What to Wear and Bring
It’s cold at the summit! In the winter, it can get down to zero degrees Fahrenheit. The warmest recorded temperature is 75 degrees Fahrenheit. In September, it was about 37 degrees Fahrenheit. Dress accordingly! I recommend long pants and a few layers. A big jacket and gloves are recommended. Hiking boots are not necessary but you want comfortable walking shoes. The alternative to all the warm layers is doing a quick walk around and then watching the sunset from your car.
Also, bring a water bottle as being hydrated will help with altitude sickness. There is a refill fountain at the visitors center.
Our Tour Experience
We took a tour with Mauna Kea Summit Adventures. It seems pricey – $238.75 (plus about $25 in tax and fees) per person plus $5-10 for a tip – but I thought it was worth it. Our van had eight guests, and it typically holds up to 14 people. They picked us up in Kona at 3 p.m. and dropped us off around 10:15 p.m.
Here’s what I liked about our tour.
- Tour Guide – Our guide was incredibly knowledgeable about the island, astronomy, and geology. His passion for all of these subjects was very obvious and he shared plenty of commentary during our drive.

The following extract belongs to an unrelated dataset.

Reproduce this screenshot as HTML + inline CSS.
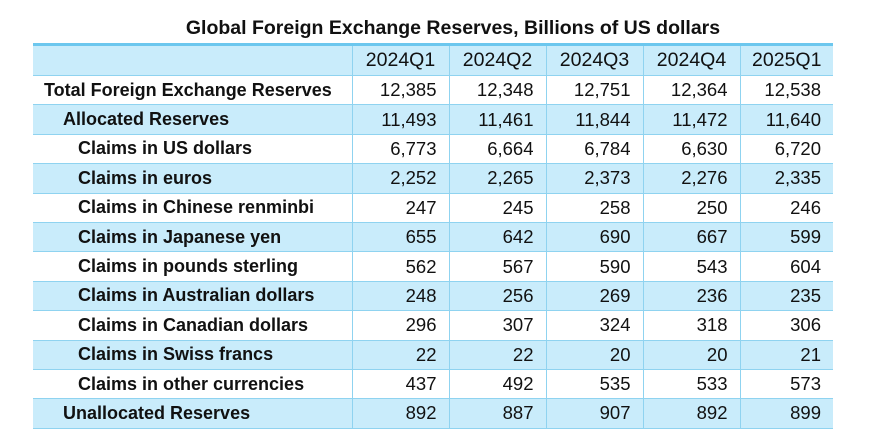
<!DOCTYPE html>
<html><head><meta charset="utf-8"><style>
body{margin:0;width:871px;height:447px;background:#fff;font-family:"Liberation Sans",sans-serif;position:relative;overflow:hidden}
#title{position:absolute;left:33px;width:840px;top:17px;text-align:center;font-size:19.5px;font-weight:bold;color:#111}
table{position:absolute;left:33px;top:43px;border-collapse:collapse;border-top:3px solid #6cc7ee}
td{height:29.4px;padding:0;font-size:18.5px;color:#111;box-sizing:border-box;border-bottom:1px solid #8fd3f0}
td.n{text-align:right;padding-right:12px;border-left:1.5px solid #8fd3f0}
tr.b td{background:#c9ecfb}
tr.h td{text-align:center;padding-right:0;height:31px;font-size:19.5px}
td.l{width:319px;font-weight:bold;font-size:18px}
</style></head><body>
<div id="title">Global Foreign Exchange Reserves, Billions of US dollars</div>
<table>
<tbody id="tb"></tbody></table>
<script>
const quarters=["2024Q1","2024Q2","2024Q3","2024Q4","2025Q1"];
const labels=["Total Foreign Exchange Reserves","Allocated Reserves","Claims in US dollars","Claims in euros","Claims in Chinese renminbi","Claims in Japanese yen","Claims in pounds sterling","Claims in Australian dollars","Claims in Canadian dollars","Claims in Swiss francs","Claims in other currencies","Unallocated Reserves"];
const indents=[11,30,45,45,45,45,45,45,45,45,45,30];
const values=[["12,385","12,348","12,751","12,364","12,538"],["11,493","11,461","11,844","11,472","11,640"],["6,773","6,664","6,784","6,630","6,720"],["2,252","2,265","2,373","2,276","2,335"],["247","245","258","250","246"],["655","642","690","667","599"],["562","567","590","543","604"],["248","256","269","236","235"],["296","307","324","318","306"],["22","22","20","20","21"],["437","492","535","533","573"],["892","887","907","892","899"]];
const widths=[97,97,97,97,93];
const tb=document.getElementById('tb');
let tr=document.createElement('tr');tr.className='h b';


let c=document.createElement('td');c.className='l';tr.appendChild(c);
quarters.forEach((q,i)=>{const td=document.createElement('td');td.className='n';td.style.width=widths[i]+'px';td.textContent=q;


tr.appendChild(td);});
tb.appendChild(tr);
labels.forEach((l,r)=>{const tr=document.createElement('tr');if(r%2==1)tr.className='b';


const td=document.createElement('td');td.className='l';td.style.paddingLeft=indents[r]+'px';td.textContent=l;


tr.appendChild(td);
values[r].forEach(v=>{const d=document.createElement('td');d.className='n';d.textContent=v;


tr.appendChild(d);});
tb.appendChild(tr);});
</script>
</body></html>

- Altitude – In case you do have issues with the altitude and oxygen deprivation, you have someone who can help and you are not driving yourself unless something happens.
- Safe Drive – Our guide has done this drive hundreds of times and he’s done it in a van. It’s a nerve-wracking drive but I felt safer with him driving.

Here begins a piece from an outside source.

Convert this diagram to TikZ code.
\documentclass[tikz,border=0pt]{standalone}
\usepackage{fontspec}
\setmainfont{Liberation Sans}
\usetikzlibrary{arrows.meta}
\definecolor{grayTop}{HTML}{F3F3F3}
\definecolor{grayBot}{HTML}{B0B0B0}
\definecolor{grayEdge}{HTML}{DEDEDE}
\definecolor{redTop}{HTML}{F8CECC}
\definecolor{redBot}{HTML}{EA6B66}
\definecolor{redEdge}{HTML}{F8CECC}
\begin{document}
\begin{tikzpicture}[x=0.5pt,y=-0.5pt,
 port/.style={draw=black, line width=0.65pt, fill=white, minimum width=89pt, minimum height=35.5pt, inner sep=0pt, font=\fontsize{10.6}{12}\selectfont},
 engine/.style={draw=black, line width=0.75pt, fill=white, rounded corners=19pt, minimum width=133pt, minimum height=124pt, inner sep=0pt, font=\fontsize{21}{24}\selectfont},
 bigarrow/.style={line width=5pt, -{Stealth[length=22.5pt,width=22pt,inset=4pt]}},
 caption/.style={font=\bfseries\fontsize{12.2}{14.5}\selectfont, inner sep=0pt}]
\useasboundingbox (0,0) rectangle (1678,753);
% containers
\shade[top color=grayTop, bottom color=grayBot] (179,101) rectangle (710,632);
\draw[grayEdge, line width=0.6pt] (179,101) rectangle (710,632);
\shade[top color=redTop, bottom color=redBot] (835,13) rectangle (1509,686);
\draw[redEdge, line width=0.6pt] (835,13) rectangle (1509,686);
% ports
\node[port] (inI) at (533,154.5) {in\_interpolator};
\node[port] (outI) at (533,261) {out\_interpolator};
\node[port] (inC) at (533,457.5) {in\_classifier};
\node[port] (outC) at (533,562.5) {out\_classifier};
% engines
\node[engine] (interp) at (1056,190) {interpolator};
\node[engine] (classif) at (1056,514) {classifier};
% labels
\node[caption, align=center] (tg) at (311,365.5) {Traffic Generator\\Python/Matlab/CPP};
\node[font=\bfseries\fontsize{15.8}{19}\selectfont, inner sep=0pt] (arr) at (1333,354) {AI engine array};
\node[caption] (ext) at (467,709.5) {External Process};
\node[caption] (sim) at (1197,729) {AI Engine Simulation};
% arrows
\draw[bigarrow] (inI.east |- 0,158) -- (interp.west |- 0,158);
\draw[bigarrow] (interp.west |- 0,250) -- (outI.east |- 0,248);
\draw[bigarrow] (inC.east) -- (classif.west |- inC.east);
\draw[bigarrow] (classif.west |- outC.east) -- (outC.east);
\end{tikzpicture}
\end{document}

- Parka and Gloves – We didn’t have to pack a big jacket (knowing they would provide) and we definitely needed it!
- Dinner – They provided a hot meal (a hearty lasagna) while we were acclimating at the visitors center.
- Snacks – As we were stargazing, we sipped hot cocoa, which was excellent since it was so cold!
- Telescope – This was the best part! Read the next section for details.
Another popular tour company is Hawaii Forest & Trail. They are similar in cost and schedule, and they also employ expert guides.
Stargazing at Mauna Kea
After the sunset, we went to another spot (lower in elevation) for about an hour to admire the stars and look through the telescope. This fancy telescope costs thousands of dollars, calibrates through GPS, and finds sights through coordinates.
Being in complete darkness and surrounded by a sky full of stars was otherworldly! We could clearly see the Milky Way, and with our tour guide calibrating the telescope, we were able to see planets and stars. My favorite sights were Saturn with its rings and Jupiter and four of its moons! It was unbelievable!
I highly recommend you remember to pack your tripod (unlike me) so that your night sky photos are better. 😀 But you can see how visible the Milky Way is in the picture!
The Mauna Kea summit is something you have to experience for yourself. I thought seeing the starry sky in West Texas was an incredible experience but Mauna Kea was next level and felt more sacred to me. It was a highlight of our Hawaii trip!
Where’s the coolest place you’ve seen the stars?